_Material provided_
───

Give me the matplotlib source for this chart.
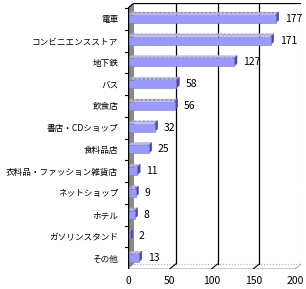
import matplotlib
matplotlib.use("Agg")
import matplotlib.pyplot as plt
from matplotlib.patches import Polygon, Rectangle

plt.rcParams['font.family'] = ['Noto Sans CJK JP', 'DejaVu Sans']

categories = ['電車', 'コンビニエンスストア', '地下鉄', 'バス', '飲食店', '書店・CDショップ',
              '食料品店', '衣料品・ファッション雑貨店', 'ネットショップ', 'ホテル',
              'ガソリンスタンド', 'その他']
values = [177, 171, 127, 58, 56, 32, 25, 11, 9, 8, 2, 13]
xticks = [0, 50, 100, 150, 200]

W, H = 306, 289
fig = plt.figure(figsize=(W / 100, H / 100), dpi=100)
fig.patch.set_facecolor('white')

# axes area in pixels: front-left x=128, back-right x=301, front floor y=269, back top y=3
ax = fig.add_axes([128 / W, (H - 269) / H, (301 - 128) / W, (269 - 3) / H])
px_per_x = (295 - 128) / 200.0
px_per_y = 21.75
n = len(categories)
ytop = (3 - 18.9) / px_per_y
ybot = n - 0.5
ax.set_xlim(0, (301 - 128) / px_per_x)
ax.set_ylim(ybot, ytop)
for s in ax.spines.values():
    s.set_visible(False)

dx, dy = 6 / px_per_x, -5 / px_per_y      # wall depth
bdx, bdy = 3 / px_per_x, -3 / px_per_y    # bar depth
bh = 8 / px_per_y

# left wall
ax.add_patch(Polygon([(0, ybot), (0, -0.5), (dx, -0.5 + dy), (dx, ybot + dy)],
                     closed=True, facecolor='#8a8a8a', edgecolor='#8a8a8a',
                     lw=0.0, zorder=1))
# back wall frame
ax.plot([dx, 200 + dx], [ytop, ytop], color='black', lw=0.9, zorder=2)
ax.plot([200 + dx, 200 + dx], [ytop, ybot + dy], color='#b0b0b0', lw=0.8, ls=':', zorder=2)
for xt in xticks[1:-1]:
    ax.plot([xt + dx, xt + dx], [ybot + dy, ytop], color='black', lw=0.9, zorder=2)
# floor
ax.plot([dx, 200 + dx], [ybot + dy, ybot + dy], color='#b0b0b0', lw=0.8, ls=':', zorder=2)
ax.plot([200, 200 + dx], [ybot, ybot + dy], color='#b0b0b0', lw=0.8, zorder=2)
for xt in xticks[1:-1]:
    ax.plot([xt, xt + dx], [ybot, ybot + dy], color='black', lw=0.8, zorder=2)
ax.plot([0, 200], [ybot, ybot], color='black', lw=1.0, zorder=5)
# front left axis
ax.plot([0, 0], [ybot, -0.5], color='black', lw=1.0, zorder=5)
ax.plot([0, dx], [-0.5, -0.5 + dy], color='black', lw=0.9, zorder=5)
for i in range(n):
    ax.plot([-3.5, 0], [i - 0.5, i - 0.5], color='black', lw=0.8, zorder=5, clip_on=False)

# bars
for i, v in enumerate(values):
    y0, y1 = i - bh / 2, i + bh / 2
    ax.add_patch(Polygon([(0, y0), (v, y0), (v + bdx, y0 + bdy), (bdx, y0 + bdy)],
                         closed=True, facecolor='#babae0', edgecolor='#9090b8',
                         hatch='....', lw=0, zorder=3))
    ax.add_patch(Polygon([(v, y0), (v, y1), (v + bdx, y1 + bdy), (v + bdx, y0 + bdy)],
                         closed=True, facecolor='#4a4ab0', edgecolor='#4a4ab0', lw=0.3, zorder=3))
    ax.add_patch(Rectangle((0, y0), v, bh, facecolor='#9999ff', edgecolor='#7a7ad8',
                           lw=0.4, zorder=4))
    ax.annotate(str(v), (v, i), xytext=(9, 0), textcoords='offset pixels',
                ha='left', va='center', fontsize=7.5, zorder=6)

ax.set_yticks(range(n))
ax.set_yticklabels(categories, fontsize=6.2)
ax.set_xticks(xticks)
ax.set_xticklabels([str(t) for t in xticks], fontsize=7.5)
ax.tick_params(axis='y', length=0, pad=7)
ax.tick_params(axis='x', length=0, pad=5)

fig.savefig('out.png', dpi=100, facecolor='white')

───

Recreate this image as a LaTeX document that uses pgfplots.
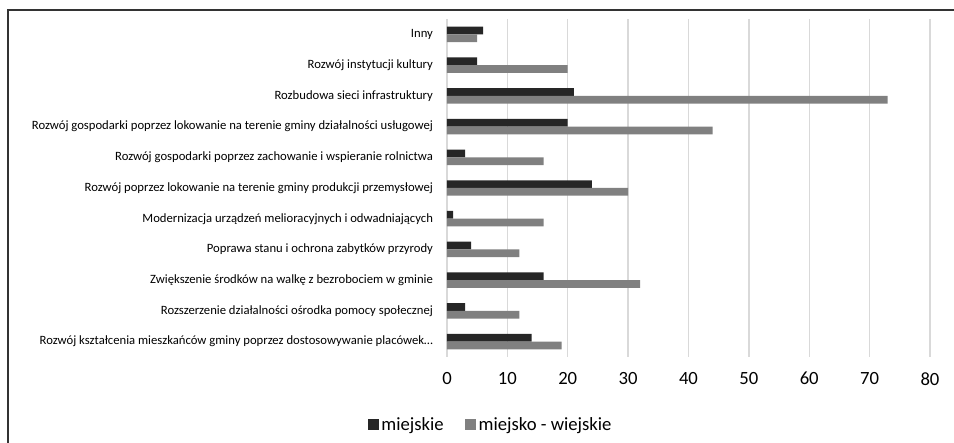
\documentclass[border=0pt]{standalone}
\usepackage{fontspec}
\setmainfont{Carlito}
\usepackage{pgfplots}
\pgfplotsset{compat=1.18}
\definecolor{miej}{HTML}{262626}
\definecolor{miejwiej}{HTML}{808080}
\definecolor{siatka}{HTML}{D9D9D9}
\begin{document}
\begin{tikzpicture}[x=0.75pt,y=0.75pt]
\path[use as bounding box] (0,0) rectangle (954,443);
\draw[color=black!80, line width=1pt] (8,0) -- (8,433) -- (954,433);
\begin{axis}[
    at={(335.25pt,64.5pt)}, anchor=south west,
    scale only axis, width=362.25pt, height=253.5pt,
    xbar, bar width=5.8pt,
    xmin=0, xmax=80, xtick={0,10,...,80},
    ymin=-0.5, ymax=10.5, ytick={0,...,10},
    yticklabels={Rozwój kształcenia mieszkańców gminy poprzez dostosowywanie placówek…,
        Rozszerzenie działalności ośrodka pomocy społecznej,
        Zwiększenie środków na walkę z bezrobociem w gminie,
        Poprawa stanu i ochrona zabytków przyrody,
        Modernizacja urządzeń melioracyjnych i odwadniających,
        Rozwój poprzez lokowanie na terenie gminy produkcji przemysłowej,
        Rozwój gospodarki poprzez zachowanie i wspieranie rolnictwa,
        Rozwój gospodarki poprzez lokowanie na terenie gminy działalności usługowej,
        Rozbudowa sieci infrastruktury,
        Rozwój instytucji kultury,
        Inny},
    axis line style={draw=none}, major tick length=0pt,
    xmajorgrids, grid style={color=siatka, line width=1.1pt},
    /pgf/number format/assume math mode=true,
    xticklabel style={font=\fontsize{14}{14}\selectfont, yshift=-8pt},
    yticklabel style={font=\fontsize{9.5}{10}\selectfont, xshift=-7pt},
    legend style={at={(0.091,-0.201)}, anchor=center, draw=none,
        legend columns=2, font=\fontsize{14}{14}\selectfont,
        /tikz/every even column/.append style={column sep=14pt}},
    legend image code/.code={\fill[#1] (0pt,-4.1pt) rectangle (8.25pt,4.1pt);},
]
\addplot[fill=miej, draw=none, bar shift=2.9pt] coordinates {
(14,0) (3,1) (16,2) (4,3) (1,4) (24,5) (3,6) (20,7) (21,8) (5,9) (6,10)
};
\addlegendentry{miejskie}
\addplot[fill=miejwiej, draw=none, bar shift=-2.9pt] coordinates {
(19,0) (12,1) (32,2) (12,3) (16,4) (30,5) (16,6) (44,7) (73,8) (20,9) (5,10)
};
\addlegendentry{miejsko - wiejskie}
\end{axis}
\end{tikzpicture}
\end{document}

───

_Your instructions_
Gather up the lines that contain the word "image".

_Response_
Recreate this image as a LaTeX document that uses pgfplots.
    legend image code/.code={\fill[#1] (0pt,-4.1pt) rectangle (8.25pt,4.1pt);},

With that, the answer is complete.